Decided to fish Sunday afternoon and do a little swordfishing Sun night. Cleared the pass around 10:30AM. Headed straight for the spur. While in route found a nice line just north of the edge in between elbow and nipple. Put the lines in and work the line....nothing. Continue to troll to the Spur. Approximately 14 miles northwest of the spur we hook a nice sail. Craig's son is on the take and lands his first sailfish. We're stoked. Keep heading south. Approximately 11 miles northwest of the spur we hook a white. Again Craig's son saddles up and makes short work the white. Can't believe it. Now the pressure is on to catch a blue. Doesn't happen. Get to spur with 2 hours of sunlight to spare. Work the area trying desperately to catch a blue. Darkness seals our fate. Set up on the north wall for swords. After 20 minutes we have our first hook up. Ends up to be a 25lb escolar. Put the lines back out. 15 minutes later a shark....bummer. Again lines out. 30 minutes pass and I hear the balloon on the shallow rod pop. Think its a shark and both Craig and I try to convince one another to take the rod. I end up with the rod and little did I know I would be entrenched in an hour battle. Get the fish up and it's a nice sword. After that we decide to head in as the sword barely fit in our bag and we had ice situation. Awesome day on Aquaviva.


----------



## TCAT (Oct 9, 2007)




----------



## Eastern Tackle (Jul 6, 2009)

Awesome report with lots of reward for the effort. Nice job guys


----------



## Butcherpen (Oct 8, 2007)

Way to go fellas! Wish I could have made it.

Tommy


----------



## Caspr21 (Oct 4, 2007)

nice!


----------



## Dynamic (Oct 3, 2007)

Excellent!!


----------



## curtpcol (Sep 29, 2007)

Great Job :notworthy::notworthy::notworthy: Also a big high five goes out to Shane Martin 1 white and 1 sail a super day for a jr. angler !!!!!!!!


----------



## sniperpeeps (Mar 5, 2011)

Awesome report guys!


----------



## MSViking (Oct 11, 2007)

Great report and awesome pics!! Way to go guys!

Robert


----------



## FenderBender (Oct 2, 2007)

Great report, I love dropping on those ledges at night!


----------



## FATSTACKS (Jun 30, 2011)

Wow, you cannot complain about that trip! Sail, White and Sword! How were the steaks?!?!


----------



## Capt. Myles Colley (Mar 12, 2008)

Awesome! You guys are having a geat year.


----------



## Xiphius (Oct 10, 2007)

Crazy year, were actually hooking and landing white marlin. Anyone want a 25 #oilfish we did'nt want to keep it, but it found its way home and now needs someone to take it home and experience the blithering sh*ts


----------



## PELAGIC PIRATE (Oct 10, 2007)

Awesome !


----------



## Chris V (Oct 18, 2007)

SWEET! Waiting at Sportsmans right now. Hoping this crap will move out of here.

Great report Keith


----------



## Frenchy (Oct 2, 2007)

*Wow what a trip*

Excellent trip guys, does not get much better than that in my book, thanks for the report :thumbsup:


----------



## my3nme (Oct 9, 2007)

Awesome report congrats. How big is your boat? May have seen y'all


----------



## TCAT (Oct 9, 2007)

29 Century


----------



## DISANTO (Oct 1, 2007)

AMAZING trip! You guys are superstars! I wanna catch fish like you do one day! Congrats Keith and Craig.


----------



## Downtime2 (Sep 27, 2007)

Congrats fellers!! I wanna be just like ya'll when I grow up!!!!!


----------



## Captain Mickey O'Reilly (Dec 18, 2008)
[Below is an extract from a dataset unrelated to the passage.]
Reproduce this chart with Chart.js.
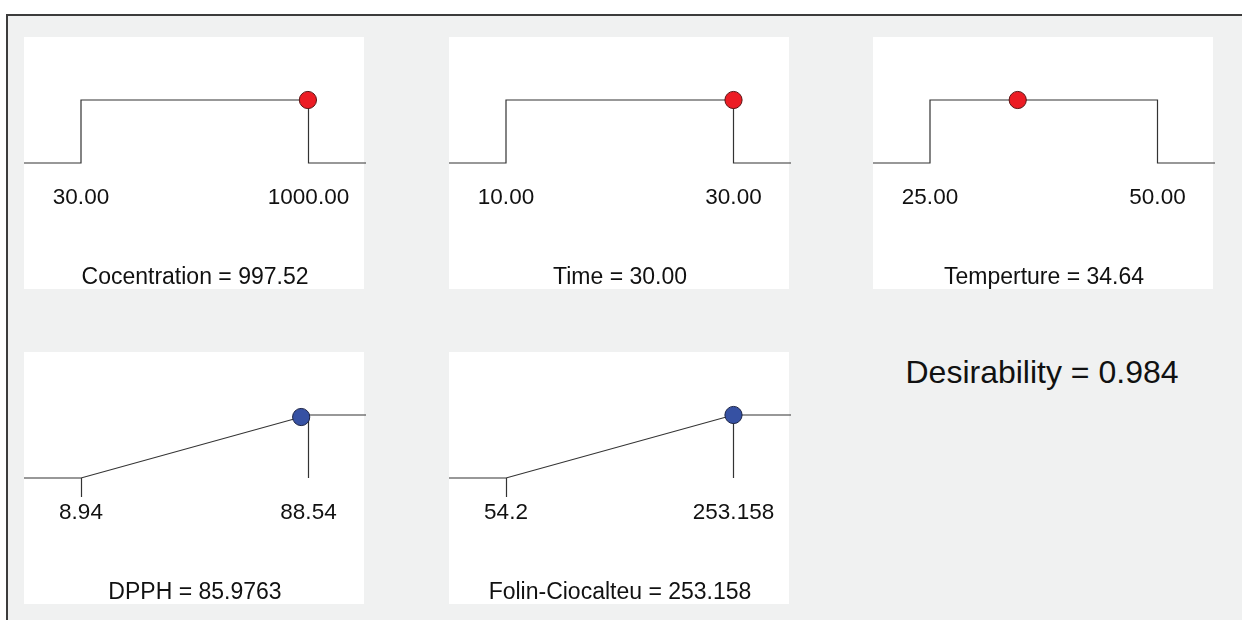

Thanks for the report, and congrats on an awesome trip!


----------



## skram (Dec 25, 2007)

Good pics and Great fish


----------



## mcoaker (Jun 21, 2012)

Man that's a great trip!!! Congrats


----------



## FishFighter92 (Jul 10, 2012)

Catching em up! Great report!


----------



## Lil' Ti (Feb 16, 2009)

Wow, Awsome right there.


----------



## Crimson Tide (Jul 24, 2009)

*My Heroes*

I'm trying to catch one of these three, and you get them all on one trip. You guys are killing me! Could you tell us what each of them was caught on along with where in the spread? Also, what were the depths that they were caught in and the depth that the sword bait was deployed?
Thanks and Congrats!


----------



## TCAT (Oct 9, 2007)

Sailfish was caught on blue/pink marlin magic on long starboard rigger. White on black/purple eat me lure (old school) on the starboard short flat. Sword was caught on a large squid rigged with an LP hook and Centrum disco light placed 250-300' of water. Good luck.


----------